• Raw data:
/---

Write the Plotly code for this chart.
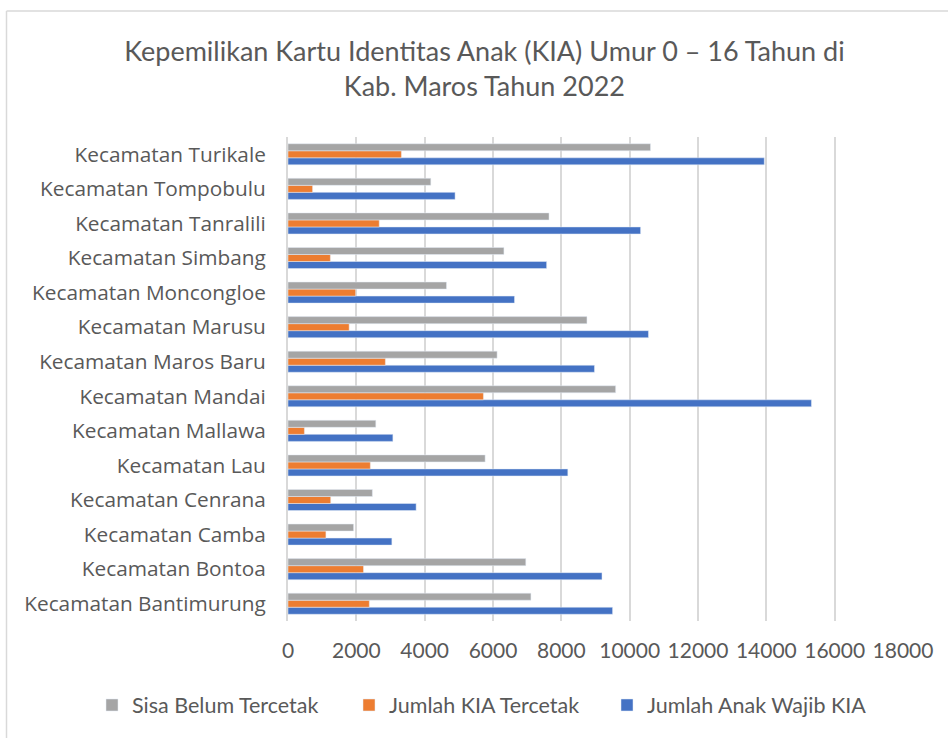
import plotly.graph_objects as go

# Districts (bottom to top on the category axis)
kecamatan = [
    "Kecamatan Bantimurung", "Kecamatan Bontoa", "Kecamatan Camba",
    "Kecamatan Cenrana", "Kecamatan Lau", "Kecamatan Mallawa",
    "Kecamatan Mandai", "Kecamatan Maros Baru", "Kecamatan Marusu",
    "Kecamatan Moncongloe", "Kecamatan Simbang", "Kecamatan Tanralili",
    "Kecamatan Tompobulu", "Kecamatan Turikale",
]

wajib_kia = [9500, 9190, 3040, 3750, 8190, 3070, 15320, 8970, 10550,
             6630, 7570, 10320, 4890, 13940]
kia_tercetak = [2380, 2210, 1110, 1250, 2410, 480, 5720, 2850, 1790,
                1980, 1240, 2670, 720, 3320]
sisa_belum = [7110, 6960, 1920, 2470, 5770, 2570, 9590, 6120, 8750,
              4640, 6320, 7640, 4180, 10610]

x_ticks = [0, 2000, 4000, 6000, 8000, 10000, 12000, 14000, 16000, 18000]

TEXT = "#595959"
GRID = "#d9d9d9"
BODY = "Lato, sans-serif"

fig = go.Figure()
fig.add_trace(go.Bar(y=kecamatan, x=wajib_kia, orientation="h",
                     name="Jumlah Anak Wajib KIA", marker_color="#4472C4",
                     legend="legend3"))
fig.add_trace(go.Bar(y=kecamatan, x=kia_tercetak, orientation="h",
                     name="Jumlah KIA Tercetak", marker_color="#ED7D31",
                     legend="legend2"))
fig.add_trace(go.Bar(y=kecamatan, x=sisa_belum, orientation="h",
                     name="Sisa Belum Tercetak", marker_color="#A5A5A5",
                     legend="legend"))

# one legend box per series, laid out in a row under the axis
legend_style = dict(
    orientation="h", xref="container", xanchor="left",
    y=0.0447, yref="container", yanchor="middle",
    font=dict(family=BODY, size=21.5, color=TEXT),
    bgcolor="rgba(0,0,0,0)",
)

fig.update_layout(
    width=948, height=738,
    margin=dict(l=288, r=45, t=137, b=117, autoexpand=False),
    paper_bgcolor="white", plot_bgcolor="white",
    barmode="group", bargap=0.39, bargroupgap=0,
    title=dict(
        text="Kepemilikan Kartu Identitas Anak (KIA) Umur 0 – 16 Tahun di<br>Kab. Maros Tahun 2022",
        x=0.511, xref="container", xanchor="center",
        y=0.918, yref="container", yanchor="middle",
        font=dict(family=BODY, size=27, color=TEXT),
    ),
    xaxis=dict(
        range=[0, 18000], tickvals=x_ticks, ticktext=[str(v) for v in x_ticks],
        showgrid=True, gridcolor=GRID, gridwidth=2, zeroline=False,
        ticks="outside", ticklen=11, tickcolor="rgba(0,0,0,0)",
        tickfont=dict(family=BODY, size=21, color=TEXT),
        fixedrange=True,
    ),
    yaxis=dict(
        categoryorder="array", categoryarray=kecamatan,
        showline=True, linecolor=GRID, linewidth=2,
        showgrid=False, ticks="outside", ticklen=16, tickcolor="rgba(0,0,0,0)",
        tickfont=dict(family="Open Sans, sans-serif", size=20.8, color=TEXT),
        fixedrange=True,
    ),
    legend=dict(x=92 / 948, **legend_style),
    legend2=dict(x=349 / 948, **legend_style),
    legend3=dict(x=607 / 948, **legend_style),
    showlegend=True,
)

# chart-area frame (left and top edges)
frame_x = (6.5 - 288) / 615
frame_top = (738 - 11 - 117) / 484
fig.add_shape(type="line", xref="paper", yref="paper",
              x0=frame_x, x1=frame_x, y0=frame_top, y1=-117 / 484 - 0.01,
              line=dict(color=GRID, width=1.5))
fig.add_shape(type="line", xref="paper", yref="paper",
              x0=frame_x, x1=(948 - 288) / 615 + 0.01, y0=frame_top, y1=frame_top,
              line=dict(color=GRID, width=1.5))

fig.write_html("out.html")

\---

• Given exercise:
Give again, word for word, every line from the top of the data above to the line holding "14000, 16000, 18000]", inclusive, with the pictures left out.

• Full solution:
Write the Plotly code for this chart.
import plotly.graph_objects as go

# Districts (bottom to top on the category axis)
kecamatan = [
    "Kecamatan Bantimurung", "Kecamatan Bontoa", "Kecamatan Camba",
    "Kecamatan Cenrana", "Kecamatan Lau", "Kecamatan Mallawa",
    "Kecamatan Mandai", "Kecamatan Maros Baru", "Kecamatan Marusu",
    "Kecamatan Moncongloe", "Kecamatan Simbang", "Kecamatan Tanralili",
    "Kecamatan Tompobulu", "Kecamatan Turikale",
]

wajib_kia = [9500, 9190, 3040, 3750, 8190, 3070, 15320, 8970, 10550,
             6630, 7570, 10320, 4890, 13940]
kia_tercetak = [2380, 2210, 1110, 1250, 2410, 480, 5720, 2850, 1790,
                1980, 1240, 2670, 720, 3320]
sisa_belum = [7110, 6960, 1920, 2470, 5770, 2570, 9590, 6120, 8750,
              4640, 6320, 7640, 4180, 10610]

x_ticks = [0, 2000, 4000, 6000, 8000, 10000, 12000, 14000, 16000, 18000]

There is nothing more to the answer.